TASK BRIEF: Repeat the full listing below verbatim and keep the images out.

========================================================================

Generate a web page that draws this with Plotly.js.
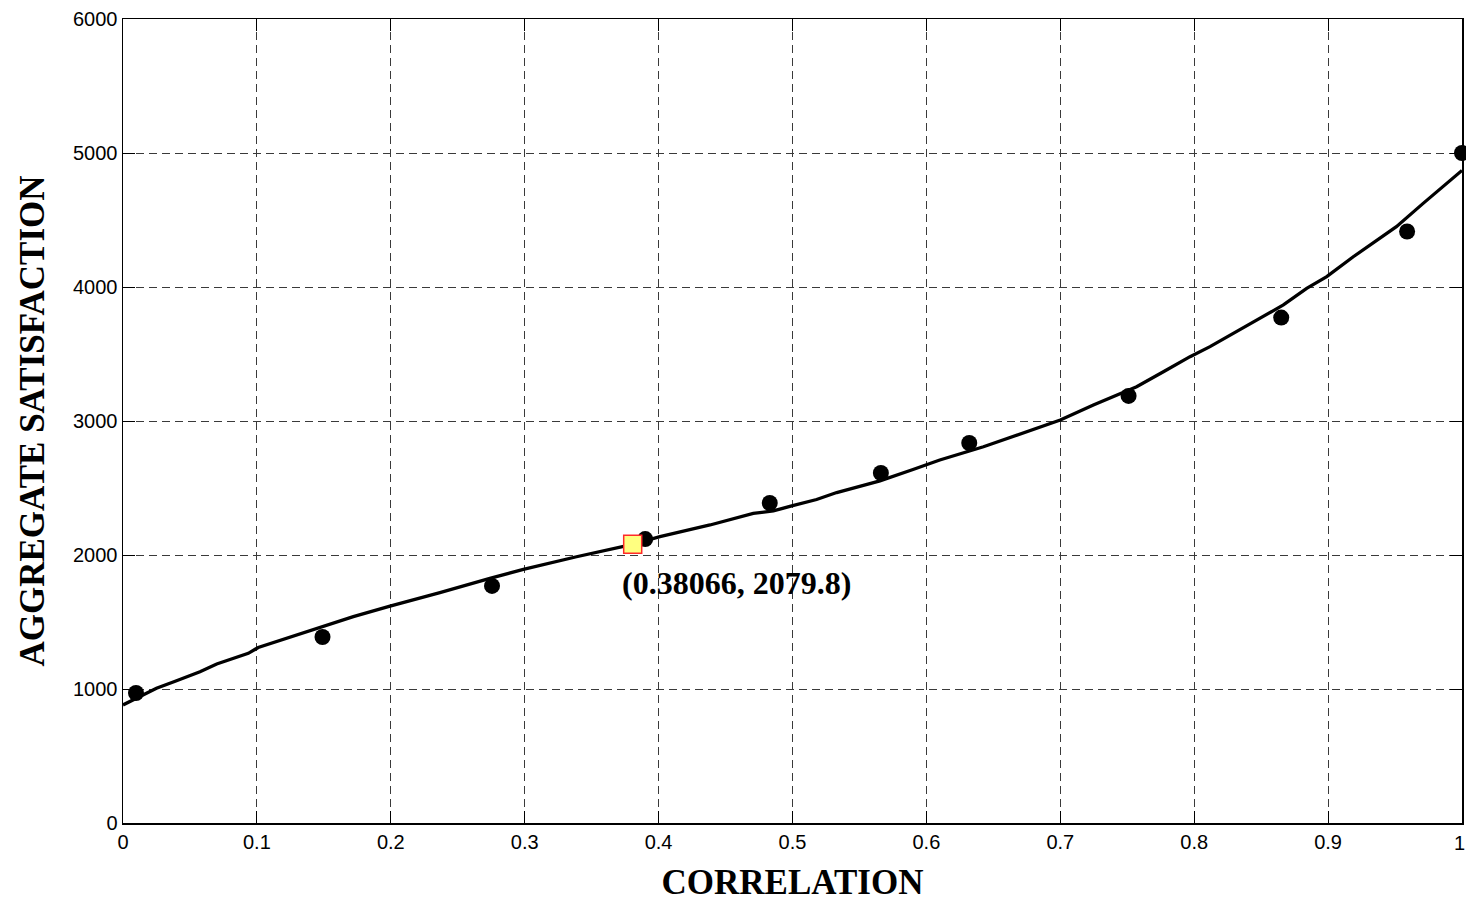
<!DOCTYPE html>
<html>
<head>
<meta charset="utf-8">
<script src="https://cdn.plot.ly/plotly-3.0.1.min.js"></script>
<style>html,body{margin:0;padding:0;background:#fff;}#chart{width:1466px;height:904px;}</style>
</head>
<body>
<div id="chart"></div>
<script>
// Fitted curve
const curveX = [0, 0.0102, 0.025, 0.039, 0.0575, 0.07, 0.0936, 0.101, 0.122, 0.137, 0.1496, 0.172, 0.1994, 0.2367, 0.274, 0.299, 0.3387, 0.3737, 0.38066, 0.401, 0.4384, 0.4707, 0.4857, 0.4994, 0.518, 0.533, 0.5653, 0.590, 0.610, 0.6426, 0.6647, 0.700, 0.7247, 0.757, 0.777, 0.7969, 0.8118, 0.834, 0.8666, 0.884, 0.899, 0.9188, 0.9363, 0.951, 0.971, 1.0];
const curveY = [881, 930, 1005, 1058, 1129, 1187, 1266, 1310, 1377, 1428, 1465, 1540, 1619, 1719, 1826, 1892, 1987, 2067, 2079.8, 2137, 2224, 2310, 2329, 2366, 2414, 2466, 2553, 2638, 2709, 2808, 2883, 3007, 3119, 3256, 3368, 3480, 3555, 3679, 3866, 3990, 4077, 4226, 4351, 4450, 4624, 4870];
// Observed points
const pointX = [0.0097, 0.149, 0.2756, 0.390, 0.483, 0.566, 0.632, 0.751, 0.865, 0.959, 1.0];
const pointY = [970, 1388, 1769, 2119, 2388, 2612, 2836, 3187, 3772, 4414, 5000];
// Highlighted data cursor
const cursorX = [0.38066];
const cursorY = [2079.8];
const cursorLabel = '(0.38066, 2079.8)';
// Ticks
const xTicks = [0, 0.1, 0.2, 0.3, 0.4, 0.5, 0.6, 0.7, 0.8, 0.9, 1];
const xTickText = ['0', '0.1', '0.2', '0.3', '0.4', '0.5', '0.6', '0.7', '0.8', '0.9', '1'];
const yTicks = [0, 1000, 2000, 3000, 4000, 5000, 6000];
const yTickText = ['0', '1000', '2000', '3000', '4000', '5000', '6000'];

const tickFont = {family: 'Liberation Sans, Arial, sans-serif', size: 20, color: '#000'};

const traces = [
  {x: curveX, y: curveY, mode: 'lines', line: {color: '#000', width: 3.3}, hoverinfo: 'skip'},
  {x: pointX, y: pointY, mode: 'markers', marker: {color: '#000', size: 16}, cliponaxis: false},
  {x: cursorX, y: cursorY, mode: 'markers', marker: {symbol: 'square', color: '#ffff80', size: 18, line: {color: '#ff2a2a', width: 1.5}}, cliponaxis: false}
];

const axisCommon = {
  showline: true, linecolor: '#000', linewidth: 1.5, mirror: 'ticks',
  ticks: 'inside', ticklen: 12, tickcolor: '#000', tickwidth: 1,
  showgrid: true, gridcolor: '#3a3a3a', gridwidth: 1, griddash: '8px,5px',
  zeroline: false,
  tickfont: tickFont
};

// The last x tick label sits at the right edge of the page; draw it as a right-anchored label so it stays inside.
const xTickTextShown = xTickText.map((t, i) => i === xTickText.length - 1 ? '' : t);

const layout = {
  width: 1466, height: 904,
  margin: {l: 123, r: 4, t: 19, b: 81},
  paper_bgcolor: '#fff', plot_bgcolor: '#fff',
  showlegend: false,
  xaxis: Object.assign({}, axisCommon, {
    range: [0, 1], tickvals: xTicks, ticktext: xTickTextShown,
    title: {text: 'CORRELATION', font: {family: 'Liberation Serif, Times New Roman, serif', size: 35, color: '#000', weight: 'bold'}, standoff: 18}
  }),
  yaxis: Object.assign({}, axisCommon, {
    range: [0, 6000], tickvals: yTicks, ticktext: yTickText,
    title: {text: 'AGGREGATE SATISFACTION', font: {family: 'Liberation Serif, Times New Roman, serif', size: 35, color: '#000', weight: 'bold'}, standoff: 18}
  }),
  annotations: [{
    x: cursorX[0], y: cursorY[0], xref: 'x', yref: 'y',
    text: '<b>' + cursorLabel + '</b>', showarrow: false,
    xanchor: 'left', yanchor: 'middle', xshift: -13, yshift: -39,
    font: {family: 'Liberation Serif, Times New Roman, serif', size: 32, color: '#000'}
  }, {
    x: xTicks[xTicks.length - 1], y: 0, xref: 'x', yref: 'paper',
    text: xTickText[xTickText.length - 1], showarrow: false,
    xanchor: 'right', yanchor: 'middle', xshift: 4, yshift: -20, borderpad: 0,
    font: tickFont
  }]
};

Plotly.newPlot('chart', traces, layout, {displayModeBar: false, staticPlot: true});
</script>
</body>
</html>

========================================================================

RESULT FOR THIS TASK:
Generate a web page that draws this with Plotly.js.
<!DOCTYPE html>
<html>
<head>
<meta charset="utf-8">
<script src="https://cdn.plot.ly/plotly-3.0.1.min.js"></script>
<style>html,body{margin:0;padding:0;background:#fff;}#chart{width:1466px;height:904px;}</style>
</head>
<body>
<div id="chart"></div>
<script>
// Fitted curve
const curveX = [0, 0.0102, 0.025, 0.039, 0.0575, 0.07, 0.0936, 0.101, 0.122, 0.137, 0.1496, 0.172, 0.1994, 0.2367, 0.274, 0.299, 0.3387, 0.3737, 0.38066, 0.401, 0.4384, 0.4707, 0.4857, 0.4994, 0.518, 0.533, 0.5653, 0.590, 0.610, 0.6426, 0.6647, 0.700, 0.7247, 0.757, 0.777, 0.7969, 0.8118, 0.834, 0.8666, 0.884, 0.899, 0.9188, 0.9363, 0.951, 0.971, 1.0];
const curveY = [881, 930, 1005, 1058, 1129, 1187, 1266, 1310, 1377, 1428, 1465, 1540, 1619, 1719, 1826, 1892, 1987, 2067, 2079.8, 2137, 2224, 2310, 2329, 2366, 2414, 2466, 2553, 2638, 2709, 2808, 2883, 3007, 3119, 3256, 3368, 3480, 3555, 3679, 3866, 3990, 4077, 4226, 4351, 4450, 4624, 4870];
// Observed points
const pointX = [0.0097, 0.149, 0.2756, 0.390, 0.483, 0.566, 0.632, 0.751, 0.865, 0.959, 1.0];
const pointY = [970, 1388, 1769, 2119, 2388, 2612, 2836, 3187, 3772, 4414, 5000];
// Highlighted data cursor
const cursorX = [0.38066];
const cursorY = [2079.8];
const cursorLabel = '(0.38066, 2079.8)';
// Ticks
const xTicks = [0, 0.1, 0.2, 0.3, 0.4, 0.5, 0.6, 0.7, 0.8, 0.9, 1];
const xTickText = ['0', '0.1', '0.2', '0.3', '0.4', '0.5', '0.6', '0.7', '0.8', '0.9', '1'];
const yTicks = [0, 1000, 2000, 3000, 4000, 5000, 6000];
const yTickText = ['0', '1000', '2000', '3000', '4000', '5000', '6000'];

const tickFont = {family: 'Liberation Sans, Arial, sans-serif', size: 20, color: '#000'};

const traces = [
  {x: curveX, y: curveY, mode: 'lines', line: {color: '#000', width: 3.3}, hoverinfo: 'skip'},
  {x: pointX, y: pointY, mode: 'markers', marker: {color: '#000', size: 16}, cliponaxis: false},
  {x: cursorX, y: cursorY, mode: 'markers', marker: {symbol: 'square', color: '#ffff80', size: 18, line: {color: '#ff2a2a', width: 1.5}}, cliponaxis: false}
];

const axisCommon = {
  showline: true, linecolor: '#000', linewidth: 1.5, mirror: 'ticks',
  ticks: 'inside', ticklen: 12, tickcolor: '#000', tickwidth: 1,
  showgrid: true, gridcolor: '#3a3a3a', gridwidth: 1, griddash: '8px,5px',
  zeroline: false,
  tickfont: tickFont
};

// The last x tick label sits at the right edge of the page; draw it as a right-anchored label so it stays inside.
const xTickTextShown = xTickText.map((t, i) => i === xTickText.length - 1 ? '' : t);

const layout = {
  width: 1466, height: 904,
  margin: {l: 123, r: 4, t: 19, b: 81},
  paper_bgcolor: '#fff', plot_bgcolor: '#fff',
  showlegend: false,
  xaxis: Object.assign({}, axisCommon, {
    range: [0, 1], tickvals: xTicks, ticktext: xTickTextShown,
    title: {text: 'CORRELATION', font: {family: 'Liberation Serif, Times New Roman, serif', size: 35, color: '#000', weight: 'bold'}, standoff: 18}
  }),
  yaxis: Object.assign({}, axisCommon, {
    range: [0, 6000], tickvals: yTicks, ticktext: yTickText,
    title: {text: 'AGGREGATE SATISFACTION', font: {family: 'Liberation Serif, Times New Roman, serif', size: 35, color: '#000', weight: 'bold'}, standoff: 18}
  }),
  annotations: [{
    x: cursorX[0], y: cursorY[0], xref: 'x', yref: 'y',
    text: '<b>' + cursorLabel + '</b>', showarrow: false,
    xanchor: 'left', yanchor: 'middle', xshift: -13, yshift: -39,
    font: {family: 'Liberation Serif, Times New Roman, serif', size: 32, color: '#000'}
  }, {
    x: xTicks[xTicks.length - 1], y: 0, xref: 'x', yref: 'paper',
    text: xTickText[xTickText.length - 1], showarrow: false,
    xanchor: 'right', yanchor: 'middle', xshift: 4, yshift: -20, borderpad: 0,
    font: tickFont
  }]
};

Plotly.newPlot('chart', traces, layout, {displayModeBar: false, staticPlot: true});
</script>
</body>
</html>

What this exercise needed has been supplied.